I’ve had a love-hate relationship with avocado for a while last year. It started off when I began to drink avocado milkshake during my pregnancy, something my gynecologist wanted me to do to put on more weight. I got addicted to the shakes and continued to drink them regularly throughout my 2nd and 3rd trimesters.
After the baby was born, I wanted to blend a similar milkshake at home for myself, having stolen some ideas from the fruit juice stall owners whom I frequented. The first few times I bought avocados, they were too unripe and therefore too hard to spoon out of the skin. The 2nd time round, I did some research online and reminded myself to make sure that I pick one that is neither too green nor too brown. The avocados turned out too ripe and soft.
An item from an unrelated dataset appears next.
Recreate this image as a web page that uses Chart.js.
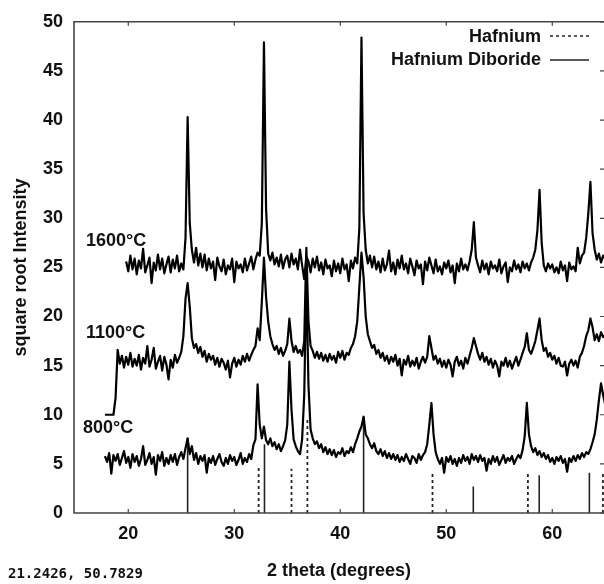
<!DOCTYPE html>
<html>
<head>
<meta charset="utf-8">
<script src="https://cdn.jsdelivr.net/npm/chart.js@4.4.1/dist/chart.umd.min.js"></script>
<style>html,body{margin:0;padding:0;background:#fff;}canvas{display:block;}</style>
</head>
<body>
<canvas id="c" width="604" height="584"></canvas>
<script>
// 2θ scan positions (degrees)
const twoTheta = [17.8,
18,18.2,18.4,18.6,18.8, 19,19.2,19.4,19.6,19.8, 20,20.2,20.4,20.6,20.8, 21,21.2,21.4,21.6,21.8,
22,22.2,22.4,22.6,22.8, 23,23.2,23.4,23.6,23.8, 24,24.2,24.4,24.6,24.8, 25,25.2,25.4,25.6,25.8,
26,26.2,26.4,26.6,26.8, 27,27.2,27.4,27.6,27.8, 28,28.2,28.4,28.6,28.8, 29,29.2,29.4,29.6,29.8,
30,30.2,30.4,30.6,30.8, 31,31.2,31.4,31.6,31.8, 32,32.2,32.4,32.6,32.8, 33,33.2,33.4,33.6,33.8,
34,34.2,34.4,34.6,34.8, 35,35.2,35.4,35.6,35.8, 36,36.2,36.4,36.6,36.8, 37,37.2,37.4,37.6,37.8,
38,38.2,38.4,38.6,38.8, 39,39.2,39.4,39.6,39.8, 40,40.2,40.4,40.6,40.8, 41,41.2,41.4,41.6,41.8,
42,42.2,42.4,42.6,42.8, 43,43.2,43.4,43.6,43.8, 44,44.2,44.4,44.6,44.8, 45,45.2,45.4,45.6,45.8,
46,46.2,46.4,46.6,46.8, 47,47.2,47.4,47.6,47.8, 48,48.2,48.4,48.6,48.8, 49,49.2,49.4,49.6,49.8,
50,50.2,50.4,50.6,50.8, 51,51.2,51.4,51.6,51.8, 52,52.2,52.4,52.6,52.8, 53,53.2,53.4,53.6,53.8,
54,54.2,54.4,54.6,54.8, 55,55.2,55.4,55.6,55.8, 56,56.2,56.4,56.6,56.8, 57,57.2,57.4,57.6,57.8,
58,58.2,58.4,58.6,58.8, 59,59.2,59.4,59.6,59.8, 60,60.2,60.4,60.6,60.8, 61,61.2,61.4,61.6,61.8,
62,62.2,62.4,62.6,62.8, 63,63.2,63.4,63.6,63.8, 64,64.2,64.4,64.6,64.8,
65];

// square-root intensity, 1600 °C
const int1600 = [null,
null,null,null,null,null, null,null,null,null,25.6, 24.6,26.2,24.8,25.9,24.3, 25.7,24.9,26.9,24.5,25.2,
26.0,23.4,25.5,24.7,26.3, 24.8,25.9,24.4,25.3,26.1, 24.5,25.8,24.9,26.2,24.6, 25.4,24.8,28.0,40.3,29.5,
26.8,25.5,27.0,25.2,26.4, 25.0,26.3,24.7,25.9,24.9, 25.6,23.7,26.0,25.1,24.6, 25.8,24.3,25.2,24.8,25.9,
23.5,25.6,24.9,25.3,24.5, 25.9,24.7,25.4,26.1,24.8, 25.8,26.5,26.2,29.5,47.9, 31.0,26.4,25.7,26.5,25.3,
26.0,25.1,26.3,24.9,25.8, 26.2,25.0,26.4,25.3,25.9, 24.8,26.8,25.2,23.8,26.1, 25.6,24.5,25.9,25.0,26.1,
24.7,25.5,24.3,25.8,24.9, 25.2,24.1,25.7,24.6,25.4, 24.4,25.9,24.8,25.3,23.6, 25.7,24.9,26.0,25.4,29.0,
48.4,30.5,26.8,25.4,26.2, 25.0,26.1,24.8,25.6,24.5, 25.9,24.7,25.3,26.7,24.6, 25.5,24.3,25.8,24.9,26.2,
24.8,25.4,24.4,25.9,25.1, 24.2,25.7,24.9,25.3,23.3, 25.6,24.7,26.0,25.2,24.4, 25.8,24.6,25.1,24.3,25.5,
24.9,25.7,24.5,25.2,23.4, 25.4,24.6,25.9,24.8,25.3, 24.7,25.6,26.8,29.6,26.0, 25.2,24.5,25.7,24.8,25.4,
24.3,25.6,24.9,25.2,24.6, 25.8,24.4,25.1,25.5,23.5, 25.0,24.6,25.7,24.8,25.3, 24.5,25.6,24.9,25.4,24.7,
25.5,26.0,26.8,28.8,32.9, 27.5,25.2,24.6,25.4,24.9, 25.3,24.5,25.0,24.4,25.6, 24.7,25.2,23.6,25.5,24.8,
25.1,24.6,27.0,25.4,26.2, 26.5,28.0,30.5,33.7,28.5, 26.8,25.8,26.4,25.5,26.2,
25.9];

// square-root intensity, 1100 °C
const int1100 = [10.0,
10.0,10.0,10.0,10.0,11.7, 16.6,15.2,16.0,14.8,15.9, 15.1,16.3,14.9,15.7,15.0, 16.1,14.6,15.8,15.2,17.0,
14.9,15.6,16.8,14.7,15.4, 16.0,14.5,15.9,15.1,13.6, 15.6,14.8,16.1,15.3,15.8, 16.4,18.0,21.8,23.4,21.0,
17.8,16.8,17.2,16.3,16.9, 15.9,16.5,15.4,16.2,15.6, 16.0,15.1,15.8,14.9,15.7, 15.3,14.6,15.5,13.8,15.2,
15.8,14.9,15.6,15.1,16.0, 15.4,16.2,15.5,16.1,16.6, 17.0,18.8,17.6,21.5,26.0, 22.0,19.5,18.0,17.2,16.6,
17.0,16.2,16.8,16.0,16.5, 17.2,19.8,17.5,16.4,17.0, 16.3,16.6,16.0,17.5,27.0, 19.5,17.0,16.5,15.8,16.4,
15.7,16.3,15.5,16.1,15.4, 16.2,15.6,16.0,15.3,16.4, 15.8,16.5,15.6,16.3,16.1, 16.8,17.2,18.0,19.5,23.0,
26.5,24.0,20.0,18.2,17.5, 16.8,17.1,16.2,16.6,15.8, 16.3,15.5,16.0,15.2,15.9, 15.4,16.1,15.0,15.7,14.0,
15.6,15.1,16.0,14.9,15.5, 15.0,15.8,14.7,15.4,15.9, 15.3,15.9,18.0,16.8,15.6, 16.0,15.2,15.7,14.9,15.5,
14.8,15.6,15.1,13.9,15.4, 15.9,15.0,15.5,14.7,15.8, 15.2,16.0,16.8,17.8,17.0, 16.2,15.6,16.3,15.4,15.9,
15.1,15.7,14.8,15.5,15.0, 13.9,15.4,15.0,15.8,14.9, 15.5,14.7,15.3,15.9,15.0, 15.6,16.3,16.9,18.3,16.6,
16.2,16.8,17.5,18.6,19.8, 17.6,16.5,16.8,15.9,16.3, 15.6,16.0,15.2,15.8,15.0, 14.9,15.4,14.0,15.2,15.6,
15.0,15.5,14.8,15.9,16.3, 17.0,18.0,18.6,19.8,18.9, 17.6,18.2,17.5,18.4,17.9,
18.1];

// square-root intensity, 800 °C
const int800 = [5.8,
5.2,6.1,4.0,5.9,5.3, 6.0,4.9,5.6,6.3,5.1, 5.7,4.6,6.0,5.2,5.8, 4.8,5.5,6.8,4.9,5.4,
6.1,5.0,5.7,3.9,5.9, 5.3,6.2,4.8,5.6,5.0, 5.9,5.2,6.0,4.9,5.7, 6.2,5.5,6.6,7.6,6.0,
6.8,5.4,6.1,5.0,5.8, 5.3,5.9,4.1,5.6,5.1, 5.8,4.9,5.5,6.0,5.2, 4.8,5.6,5.0,5.9,5.3,
5.7,4.9,5.4,6.1,5.0, 5.6,5.2,6.0,5.5,6.9, 7.5,13.1,9.0,7.6,8.8, 7.4,7.0,7.6,6.8,7.2,
6.5,7.0,6.3,6.8,7.4, 9.0,15.4,10.5,7.5,6.8, 6.3,6.0,7.5,12.0,24.0, 13.0,8.5,7.6,7.0,7.3,
6.6,7.0,6.2,6.7,6.0, 6.5,5.9,6.4,5.7,6.2, 6.0,6.6,5.8,6.3,6.1, 6.7,6.2,7.0,7.6,8.3,
8.8,9.8,8.0,7.6,7.0, 6.6,7.1,6.3,6.0,6.5, 5.8,6.3,5.6,6.1,5.5, 6.0,5.4,5.9,5.2,5.7,
5.3,6.0,5.5,5.0,5.8, 5.6,5.1,6.0,5.4,5.9, 6.2,7.0,9.0,11.2,8.0, 6.2,5.5,5.0,5.6,4.1,
5.7,5.2,5.8,5.0,5.5, 4.8,5.6,5.1,5.9,5.3, 5.7,5.0,6.0,5.4,5.8, 5.2,5.9,5.3,5.6,4.3,
5.5,5.0,5.8,5.2,5.7, 4.9,5.4,5.9,5.1,5.6, 5.3,5.8,5.0,5.5,5.9, 5.6,6.4,7.8,11.2,8.0,
6.8,6.2,6.6,5.9,6.3, 5.7,6.1,5.5,5.9,5.2, 5.6,5.0,5.7,5.3,5.8, 5.1,5.5,4.2,5.6,5.2,
5.8,5.3,5.9,5.5,6.1, 5.7,6.2,6.0,6.5,7.2, 8.0,9.5,11.5,13.2,12.0,
11.0];

// reference stick patterns
const hafniumPos = [32.3, 35.4, 36.9, 48.7, 57.7, 64.78];
const hafniumHeight = [4.6, 4.5, 9.7, 4.0, 4.0, 4.1];
const diboridePos = [25.6, 32.85, 42.2, 52.55, 58.77, 63.5];
const diborideHeight = [7.6, 7.0, 9.8, 2.7, 3.85, 4.1];

const xTicks = [20, 30, 40, 50, 60];
const yTicks = [0, 5, 10, 15, 20, 25, 30, 35, 40, 45, 50];
const seriesLabels = ['1600°C', '1100°C', '800°C'];
const legendLabels = ['Hafnium', 'Hafnium Diboride'];
const cursorReadout = '21.2426, 50.7829';

const FONT = "'Liberation Sans', Arial, sans-serif";
const INK = '#111';

function trace(vals) {
  return twoTheta.map((t, i) => ({x: t, y: vals[i]}));
}
function sticks(pos, h) {
  const out = [];
  pos.forEach((p, i) => { out.push({x: p, y: 0}, {x: p, y: h[i]}, {x: p, y: null}); });
  return out;
}

const lineStyle = {borderColor: '#000', borderWidth: 2.2, pointRadius: 0, tension: 0,
  borderJoinStyle: 'round', fill: false, spanGaps: false};

const decor = {
  id: 'decor',
  afterDatasetsDraw(chart) {
    const {ctx, chartArea: {left, right, top, bottom}, scales: {x, y}} = chart;
    ctx.save();
    ctx.strokeStyle = '#444';
    ctx.lineWidth = 1.6;
    ctx.beginPath();
    ctx.moveTo(right + 2, top); ctx.lineTo(left, top); ctx.lineTo(left, bottom); ctx.lineTo(right + 2, bottom);
    ctx.stroke();
    ctx.lineWidth = 1.2;
    ctx.beginPath();
    xTicks.forEach(v => {
      const p = x.getPixelForValue(v);
      ctx.moveTo(p, bottom); ctx.lineTo(p, bottom - 4);
      ctx.moveTo(p, top); ctx.lineTo(p, top + 4);
    });
    yTicks.forEach(v => {
      const p = y.getPixelForValue(v);
      ctx.moveTo(right, p); ctx.lineTo(right - 4, p);
    });
    ctx.stroke();

    // series labels
    ctx.fillStyle = INK;
    ctx.font = 'bold 18px ' + FONT;
    ctx.textAlign = 'left';
    ctx.textBaseline = 'middle';
    ctx.fillText(seriesLabels[0], 86, 241);
    ctx.fillText(seriesLabels[1], 86, 333);
    ctx.fillText(seriesLabels[2], 83, 428);

    // legend
    ctx.textAlign = 'right';
    ctx.textBaseline = 'alphabetic';
    ctx.fillText(legendLabels[0], 541, 42);
    ctx.fillText(legendLabels[1], 541, 65);
    ctx.strokeStyle = '#222';
    ctx.lineWidth = 1.5;
    ctx.setLineDash([3, 3]);
    ctx.beginPath(); ctx.moveTo(550, 36); ctx.lineTo(589, 36); ctx.stroke();
    ctx.setLineDash([]);
    ctx.beginPath(); ctx.moveTo(550, 60); ctx.lineTo(589, 60); ctx.stroke();

    // cursor readout
    ctx.textAlign = 'left';
    ctx.textBaseline = 'middle';
    ctx.font = 'bold 14px "DejaVu Sans Mono", monospace';
    ctx.fillText(cursorReadout, 8, 574);
    ctx.restore();
  }
};

new Chart(document.getElementById('c'), {
  type: 'line',
  data: {
    datasets: [
      Object.assign({label: seriesLabels[0], data: trace(int1600)}, lineStyle),
      Object.assign({label: seriesLabels[1], data: trace(int1100)}, lineStyle),
      Object.assign({label: seriesLabels[2], data: trace(int800)}, lineStyle),
      {label: legendLabels[0], data: sticks(hafniumPos, hafniumHeight), borderColor: '#222',
       borderWidth: 1.8, borderDash: [3, 3], pointRadius: 0, spanGaps: false, tension: 0},
      {label: legendLabels[1], data: sticks(diboridePos, diborideHeight), borderColor: '#222',
       borderWidth: 1.6, pointRadius: 0, spanGaps: false, tension: 0}
    ]
  },
  options: {
    responsive: false,
    animation: false,
    devicePixelRatio: 1,
    layout: {padding: {top: 19, right: 0, bottom: 0, left: 0}},
    plugins: {legend: {display: false}, tooltip: {enabled: false}},
    scales: {
      x: {
        type: 'linear', min: 14.88, max: 64.88,
        grid: {display: false, drawTicks: false},
        border: {display: false},
        afterBuildTicks: s => { s.ticks = xTicks.map(v => ({value: v})); },
        afterFit: s => { s.height = 71; },
        ticks: {color: INK, font: {family: FONT, size: 18, weight: 'bold'}, padding: 10, maxRotation: 0,
                callback: v => String(v)},
        title: {display: true, text: '2 theta (degrees)', color: INK,
                font: {family: FONT, size: 18, weight: 'bold'}, padding: {top: 0, bottom: 2}}
      },
      y: {
        type: 'linear', min: 0, max: 50,
        grid: {display: false, drawTicks: false},
        border: {display: false},
        afterBuildTicks: s => { s.ticks = yTicks.map(v => ({value: v})); },
        afterFit: s => { s.width = 74; },
        ticks: {color: INK, font: {family: FONT, size: 18, weight: 'bold'}, padding: 11,
                callback: v => String(v)},
        title: {display: true, text: 'square root Intensity', color: INK,
                font: {family: FONT, size: 18, weight: 'bold'}, padding: {top: 10, bottom: 0}}
      }
    }
  },
  plugins: [decor]
});
</script>
</body>
</html>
My luck didn’t get any better at my third and fourth attempts. I was already on the verge of giving up.
Later on, we decided to let the little one try some fresh avocados when he reached his six-months milestone. The guy bought some fresh ones from the market and voila! They were just nice! Really ripe and soft and fresh and creamy. I wanted to have them all for myself, except, oh well, it was meant to be for the little one so…. The guy taught me that I should use my fingers to do the press test on the avocados instead of just looking at the colour of their skin. The freshly ripe ones should feel like you are pressing your thumb onto the index finger – it would compress slightly, not too much, after a bit of pressure is exerted. This method worked really well. So, for the first time, ladies and gentlemen, I could have my avocado smoothie at home. Finally.
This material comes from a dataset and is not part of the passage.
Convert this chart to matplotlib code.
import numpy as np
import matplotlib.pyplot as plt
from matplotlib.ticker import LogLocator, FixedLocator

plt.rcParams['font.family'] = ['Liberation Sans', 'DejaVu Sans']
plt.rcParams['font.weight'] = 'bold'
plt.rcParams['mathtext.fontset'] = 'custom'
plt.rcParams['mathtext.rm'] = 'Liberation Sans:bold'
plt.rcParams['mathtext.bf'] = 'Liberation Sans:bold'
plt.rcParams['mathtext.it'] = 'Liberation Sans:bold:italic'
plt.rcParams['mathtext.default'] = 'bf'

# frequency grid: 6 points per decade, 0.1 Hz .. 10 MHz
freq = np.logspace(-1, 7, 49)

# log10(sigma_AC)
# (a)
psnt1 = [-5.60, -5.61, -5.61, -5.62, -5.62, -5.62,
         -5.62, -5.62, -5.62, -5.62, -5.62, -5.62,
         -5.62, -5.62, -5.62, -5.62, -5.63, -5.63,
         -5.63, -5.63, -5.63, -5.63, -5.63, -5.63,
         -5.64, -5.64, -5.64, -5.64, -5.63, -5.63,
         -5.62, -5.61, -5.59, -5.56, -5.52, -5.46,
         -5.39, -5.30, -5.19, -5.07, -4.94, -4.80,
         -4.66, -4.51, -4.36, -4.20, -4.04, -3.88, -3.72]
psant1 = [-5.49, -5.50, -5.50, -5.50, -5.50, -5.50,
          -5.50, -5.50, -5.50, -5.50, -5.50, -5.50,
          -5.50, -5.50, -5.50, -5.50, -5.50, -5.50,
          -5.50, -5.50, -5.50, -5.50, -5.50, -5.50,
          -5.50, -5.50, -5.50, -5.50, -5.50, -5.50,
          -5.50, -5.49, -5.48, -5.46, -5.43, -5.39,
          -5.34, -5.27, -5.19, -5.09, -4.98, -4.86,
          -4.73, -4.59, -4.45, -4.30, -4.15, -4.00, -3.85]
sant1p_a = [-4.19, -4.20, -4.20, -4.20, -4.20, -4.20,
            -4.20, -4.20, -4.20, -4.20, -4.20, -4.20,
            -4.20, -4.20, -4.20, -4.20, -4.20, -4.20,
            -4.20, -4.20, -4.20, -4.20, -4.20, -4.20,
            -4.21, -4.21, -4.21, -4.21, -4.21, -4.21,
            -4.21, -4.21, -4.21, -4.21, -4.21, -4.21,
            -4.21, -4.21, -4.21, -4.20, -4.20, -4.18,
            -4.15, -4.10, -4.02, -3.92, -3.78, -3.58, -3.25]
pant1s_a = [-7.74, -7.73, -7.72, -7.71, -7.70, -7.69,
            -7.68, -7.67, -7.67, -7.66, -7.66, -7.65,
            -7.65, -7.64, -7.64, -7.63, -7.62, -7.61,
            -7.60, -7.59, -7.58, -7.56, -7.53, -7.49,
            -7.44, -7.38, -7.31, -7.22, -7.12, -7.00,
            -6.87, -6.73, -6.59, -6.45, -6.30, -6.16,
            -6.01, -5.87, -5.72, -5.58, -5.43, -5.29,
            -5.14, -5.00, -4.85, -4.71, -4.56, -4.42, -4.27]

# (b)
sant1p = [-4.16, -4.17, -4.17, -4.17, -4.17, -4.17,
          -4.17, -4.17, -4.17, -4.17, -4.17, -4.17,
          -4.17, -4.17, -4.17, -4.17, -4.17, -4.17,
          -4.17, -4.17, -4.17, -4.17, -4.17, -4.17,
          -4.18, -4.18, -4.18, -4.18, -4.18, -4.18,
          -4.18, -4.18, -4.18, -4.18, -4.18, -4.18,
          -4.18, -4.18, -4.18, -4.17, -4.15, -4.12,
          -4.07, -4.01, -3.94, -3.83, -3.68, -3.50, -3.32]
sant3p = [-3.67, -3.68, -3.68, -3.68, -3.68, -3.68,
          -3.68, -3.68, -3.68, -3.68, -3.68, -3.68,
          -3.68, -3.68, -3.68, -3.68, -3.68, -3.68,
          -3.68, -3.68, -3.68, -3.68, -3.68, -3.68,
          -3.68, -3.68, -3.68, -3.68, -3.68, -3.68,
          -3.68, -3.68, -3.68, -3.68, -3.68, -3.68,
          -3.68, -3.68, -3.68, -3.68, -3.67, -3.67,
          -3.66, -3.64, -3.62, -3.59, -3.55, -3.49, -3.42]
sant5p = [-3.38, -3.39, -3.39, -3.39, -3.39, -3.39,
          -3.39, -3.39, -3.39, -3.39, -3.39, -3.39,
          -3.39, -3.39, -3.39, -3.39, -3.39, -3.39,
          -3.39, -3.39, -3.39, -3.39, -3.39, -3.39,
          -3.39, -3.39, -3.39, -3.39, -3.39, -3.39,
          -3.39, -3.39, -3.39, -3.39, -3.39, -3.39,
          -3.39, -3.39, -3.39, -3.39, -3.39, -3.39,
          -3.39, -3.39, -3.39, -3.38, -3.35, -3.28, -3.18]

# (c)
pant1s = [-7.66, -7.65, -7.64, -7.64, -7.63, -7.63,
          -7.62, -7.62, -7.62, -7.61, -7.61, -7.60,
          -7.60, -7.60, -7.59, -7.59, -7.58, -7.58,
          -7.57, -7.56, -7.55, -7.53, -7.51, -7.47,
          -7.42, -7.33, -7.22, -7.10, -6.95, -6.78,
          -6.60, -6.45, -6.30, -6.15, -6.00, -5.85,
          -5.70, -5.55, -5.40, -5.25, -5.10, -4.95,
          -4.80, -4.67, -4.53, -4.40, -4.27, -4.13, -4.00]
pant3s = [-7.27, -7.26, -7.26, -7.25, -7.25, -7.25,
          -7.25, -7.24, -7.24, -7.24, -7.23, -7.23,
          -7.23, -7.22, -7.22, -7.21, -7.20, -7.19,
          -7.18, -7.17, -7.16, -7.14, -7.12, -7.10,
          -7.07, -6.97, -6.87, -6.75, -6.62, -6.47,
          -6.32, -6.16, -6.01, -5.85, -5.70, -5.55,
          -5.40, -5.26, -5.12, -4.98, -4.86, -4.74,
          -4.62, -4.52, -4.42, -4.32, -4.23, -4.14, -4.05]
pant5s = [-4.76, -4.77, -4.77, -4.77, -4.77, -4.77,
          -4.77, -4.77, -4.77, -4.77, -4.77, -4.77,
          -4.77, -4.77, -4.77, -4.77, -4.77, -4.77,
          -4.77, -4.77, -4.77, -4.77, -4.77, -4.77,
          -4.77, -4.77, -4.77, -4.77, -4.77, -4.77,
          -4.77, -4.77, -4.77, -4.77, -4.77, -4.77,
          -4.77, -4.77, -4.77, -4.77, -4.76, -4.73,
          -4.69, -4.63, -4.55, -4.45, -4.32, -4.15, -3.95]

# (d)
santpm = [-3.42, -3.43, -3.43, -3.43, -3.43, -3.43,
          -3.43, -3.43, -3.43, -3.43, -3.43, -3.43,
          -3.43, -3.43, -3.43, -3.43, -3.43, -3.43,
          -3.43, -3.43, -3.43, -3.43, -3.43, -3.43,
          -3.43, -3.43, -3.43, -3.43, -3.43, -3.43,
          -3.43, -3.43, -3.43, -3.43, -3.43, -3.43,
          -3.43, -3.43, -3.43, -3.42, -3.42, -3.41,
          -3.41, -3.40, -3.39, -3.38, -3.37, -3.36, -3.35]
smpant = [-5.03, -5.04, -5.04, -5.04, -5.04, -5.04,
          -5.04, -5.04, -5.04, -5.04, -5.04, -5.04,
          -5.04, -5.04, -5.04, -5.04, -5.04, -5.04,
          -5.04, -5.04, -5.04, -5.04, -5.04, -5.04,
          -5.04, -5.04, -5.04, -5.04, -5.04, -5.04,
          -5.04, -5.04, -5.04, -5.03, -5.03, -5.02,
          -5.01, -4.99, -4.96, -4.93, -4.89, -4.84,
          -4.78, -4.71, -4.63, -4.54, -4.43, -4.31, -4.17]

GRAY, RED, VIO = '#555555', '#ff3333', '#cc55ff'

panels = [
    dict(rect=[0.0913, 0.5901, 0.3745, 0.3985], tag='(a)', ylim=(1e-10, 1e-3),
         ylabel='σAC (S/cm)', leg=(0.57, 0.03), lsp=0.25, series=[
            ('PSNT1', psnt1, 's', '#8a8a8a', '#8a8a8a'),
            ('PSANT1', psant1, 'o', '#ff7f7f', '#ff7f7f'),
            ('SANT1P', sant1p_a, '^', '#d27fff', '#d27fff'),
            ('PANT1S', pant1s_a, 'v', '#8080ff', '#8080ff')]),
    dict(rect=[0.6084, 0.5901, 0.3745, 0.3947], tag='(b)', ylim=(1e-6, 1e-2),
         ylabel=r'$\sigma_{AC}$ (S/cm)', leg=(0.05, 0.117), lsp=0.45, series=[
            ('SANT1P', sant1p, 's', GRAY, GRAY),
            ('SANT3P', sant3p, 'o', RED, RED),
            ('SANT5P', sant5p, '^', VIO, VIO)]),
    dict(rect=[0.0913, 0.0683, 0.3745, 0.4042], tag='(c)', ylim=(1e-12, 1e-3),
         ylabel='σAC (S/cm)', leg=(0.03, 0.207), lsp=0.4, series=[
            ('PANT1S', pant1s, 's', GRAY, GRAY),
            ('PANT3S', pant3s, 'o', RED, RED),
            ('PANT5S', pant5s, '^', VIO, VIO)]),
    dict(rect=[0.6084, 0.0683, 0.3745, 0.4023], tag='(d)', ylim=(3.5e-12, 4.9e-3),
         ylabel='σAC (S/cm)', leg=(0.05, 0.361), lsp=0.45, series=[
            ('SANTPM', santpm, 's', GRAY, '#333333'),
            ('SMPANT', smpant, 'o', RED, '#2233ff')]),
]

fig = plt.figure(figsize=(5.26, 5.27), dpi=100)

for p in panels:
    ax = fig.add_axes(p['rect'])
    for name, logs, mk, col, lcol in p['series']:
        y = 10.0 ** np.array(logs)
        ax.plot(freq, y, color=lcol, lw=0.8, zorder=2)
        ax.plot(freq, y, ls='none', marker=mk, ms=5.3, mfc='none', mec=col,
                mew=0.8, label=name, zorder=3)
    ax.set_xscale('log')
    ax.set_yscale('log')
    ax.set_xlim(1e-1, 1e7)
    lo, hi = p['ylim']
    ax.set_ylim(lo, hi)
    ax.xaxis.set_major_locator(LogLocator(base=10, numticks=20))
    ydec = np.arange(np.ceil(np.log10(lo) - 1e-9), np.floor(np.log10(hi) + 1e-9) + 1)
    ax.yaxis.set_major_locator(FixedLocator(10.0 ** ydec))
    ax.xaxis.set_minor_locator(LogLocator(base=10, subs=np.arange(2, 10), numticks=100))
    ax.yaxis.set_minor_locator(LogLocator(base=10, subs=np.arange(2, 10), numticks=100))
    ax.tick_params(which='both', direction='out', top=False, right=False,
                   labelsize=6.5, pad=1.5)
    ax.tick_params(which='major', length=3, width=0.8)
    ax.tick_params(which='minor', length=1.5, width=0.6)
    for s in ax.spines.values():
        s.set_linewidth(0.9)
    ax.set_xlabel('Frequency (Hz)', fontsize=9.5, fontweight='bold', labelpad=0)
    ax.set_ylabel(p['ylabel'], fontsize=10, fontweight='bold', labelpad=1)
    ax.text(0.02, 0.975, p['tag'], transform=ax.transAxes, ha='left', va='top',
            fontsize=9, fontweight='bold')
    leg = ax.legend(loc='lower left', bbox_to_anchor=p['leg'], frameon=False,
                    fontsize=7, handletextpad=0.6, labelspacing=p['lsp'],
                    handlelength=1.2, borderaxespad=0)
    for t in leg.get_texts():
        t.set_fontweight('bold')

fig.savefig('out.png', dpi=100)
You should expect more avocado recipes in my blog in time to come. Soon.
- Ripe avocado: 2
- Milk: 200ml (1 cup)
- Lime juice: 2 small limes
- Gula melaka (cane sugar): 2 tbsp, melted with 2 tbsp water (or substitute with 2 tbsp honey)
- Ice: 1 cup
- Blend avocado, milk, lime juice, gula melaka and ice together in a blender till smooth.
- Serve chilled.
- Using gula melaka gives the drink a very deep, fragrant taste that cannot be achieved with either sugar or honey. Nevertheless, if it’s too troublesome to melt gula melaka, or if it’s inaccessible, then using honey would do just as well.